Prosecutors in western China have indicted eight people over an attack on the edge of Beijing’s Tiananmen Square in October last year when a car ploughed into a crowd and caught fire, state media reported yesterday.
Three people in the car and two bystanders were killed in the attack which the government blamed on separatist militants from the western region of Xinjiang. Forty people were hurt in the attack.
The procuratorate of Urumqi, the capital of Xinjiang, accused the eight of “organizing, leading and participating [in] a terrorist group and endangering public security with dangerous method,” Xinhua news agency said.

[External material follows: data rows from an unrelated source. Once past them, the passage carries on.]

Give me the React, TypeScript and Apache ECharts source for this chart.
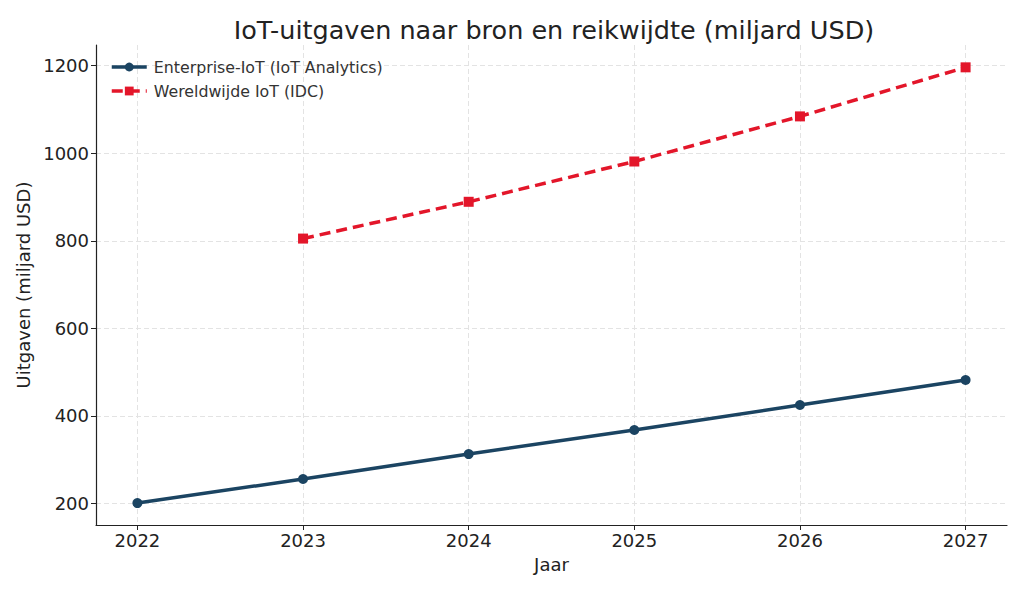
import React, { useEffect, useRef } from "react";
import * as echarts from "echarts";

const years = [2022, 2023, 2024, 2025, 2026, 2027];
const enterpriseIoT = [201, 256, 313, 368, 425, 482];
const idcYears = [2023, 2024, 2025, 2026, 2027];
const worldwideIoT = [805, 889, 981, 1084, 1196];
const yTicks = [200, 400, 600, 800, 1000, 1200];

const FONT = "DejaVu Sans";

export default function App() {
  const ref = useRef<HTMLDivElement>(null);
  useEffect(() => {
    if (!ref.current) return;
    const chart = echarts.init(ref.current, null, { renderer: "svg" });
    chart.setOption({
      animation: false,
      backgroundColor: "#ffffff",
      textStyle: { fontFamily: FONT },
      title: {
        text: "IoT-uitgaven naar bron en reikwijdte (miljard USD)",
        left: 549,
        textAlign: "center",
        top: 12,
        textStyle: { fontFamily: FONT, fontSize: 25.5, fontWeight: "normal", color: "#222222" },
      },
      legend: {
        left: 110,
        top: 59,
        padding: 0,
        orient: "vertical",
        itemGap: 8,
        itemWidth: 35,
        itemHeight: 11,
        lineStyle: { width: 3.5 },
        textStyle: { fontFamily: FONT, fontSize: 15.8, color: "#333333", padding: [0, 0, 0, 2] },
        data: ["Enterprise-IoT (IoT Analytics)", "Wereldwijde IoT (IDC)"],
      },
      grid: { left: 96, right: 17, top: 45, bottom: 67, containLabel: false },
      xAxis: {
        type: "value",
        min: 2021.75,
        max: 2027.25,
        name: "Jaar",
        nameLocation: "middle",
        nameGap: 30,
        nameTextStyle: { fontFamily: FONT, fontSize: 18, color: "#222222" },
        axisLine: { show: true, lineStyle: { color: "#222222", width: 1.2 } },
        axisTick: { show: true, length: 5, lineStyle: { color: "#222222" }, customValues: years },
        axisLabel: {
          customValues: years,
          fontFamily: FONT,
          fontSize: 18,
          color: "#222222",
          margin: 6,
          formatter: (v: number) => String(Math.round(v)),
        },
        splitLine: { show: true, lineStyle: { color: "#e3e3e3", type: [5, 3], width: 1 } },
      },
      yAxis: {
        type: "value",
        min: 151,
        max: 1247,
        name: "Uitgaven (miljard USD)",
        nameLocation: "middle",
        nameGap: 58,
        nameTextStyle: { fontFamily: FONT, fontSize: 18, color: "#222222" },
        axisLine: { show: true, lineStyle: { color: "#222222", width: 1.2 } },
        axisTick: { show: true, length: 5, lineStyle: { color: "#222222" }, customValues: yTicks },
        axisLabel: {
          customValues: yTicks,
          fontFamily: FONT,
          fontSize: 18,
          color: "#222222",
          margin: 7,
          formatter: (v: number) => String(Math.round(v)),
        },
        splitLine: { show: true, lineStyle: { color: "#e3e3e3", type: [5, 3], width: 1 } },
      },
      series: [
        {
          name: "Enterprise-IoT (IoT Analytics)",
          type: "line",
          data: years.map((y, i) => [y, enterpriseIoT[i]]),
          symbol: "circle",
          symbolSize: 10,
          lineStyle: { color: "#1b4462", width: 3.5 },
          itemStyle: { color: "#1b4462" },
          z: 3,
        },
        {
          name: "Wereldwijde IoT (IDC)",
          type: "line",
          data: idcYears.map((y, i) => [y, worldwideIoT[i]]),
          symbol: "rect",
          symbolSize: 10,
          lineStyle: { color: "#e3162a", width: 3.5, type: [11, 6] },
          itemStyle: { color: "#e3162a" },
          z: 3,
        },
      ],
    });
    return () => chart.dispose();
  }, []);
  return <div ref={ref} style={{ width: 1024, height: 592, margin: -8 }} />;
}
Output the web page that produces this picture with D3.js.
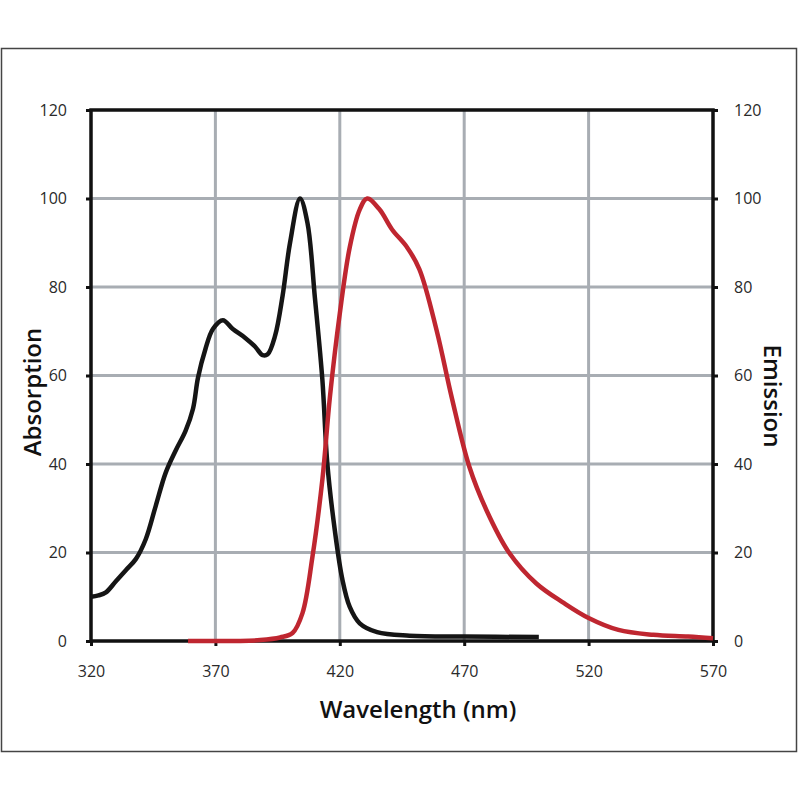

China is waging a year-long anti-terrorism campaign and has focused on Xinjiang, home to a large Muslim Uighur minority, following a series of bloody attacks that Beijing blames on Islamists and separatists from the region.
Xinhua did not identify the eight who were indicted.
It said they would stand trial at the Urumqi Intermediate People’s Court, but did not give a date.
Since the attack on Oct. 28 last year there have been several other attacks that the government has blamed on separatist militants from Xinjiang, the deadliest of which occurred on May 22 when, according to the government, five suicide bombers hit a market in Urumqi, killing 39 people.
A few weeks earlier a bomb went off at a train station, killing one person and wounding 79.
Chinese authorities have blamed what they called the East Turkestan Islamic Movement, a Muslim Uighur separatist group, for the Oct. 28 attack at the foot of the Forbidden City in Beijing.
The Uighurs are culturally closer to ethnic groups across central Asia and Turkey than the Han Chinese who make up the vast majority of China’s population.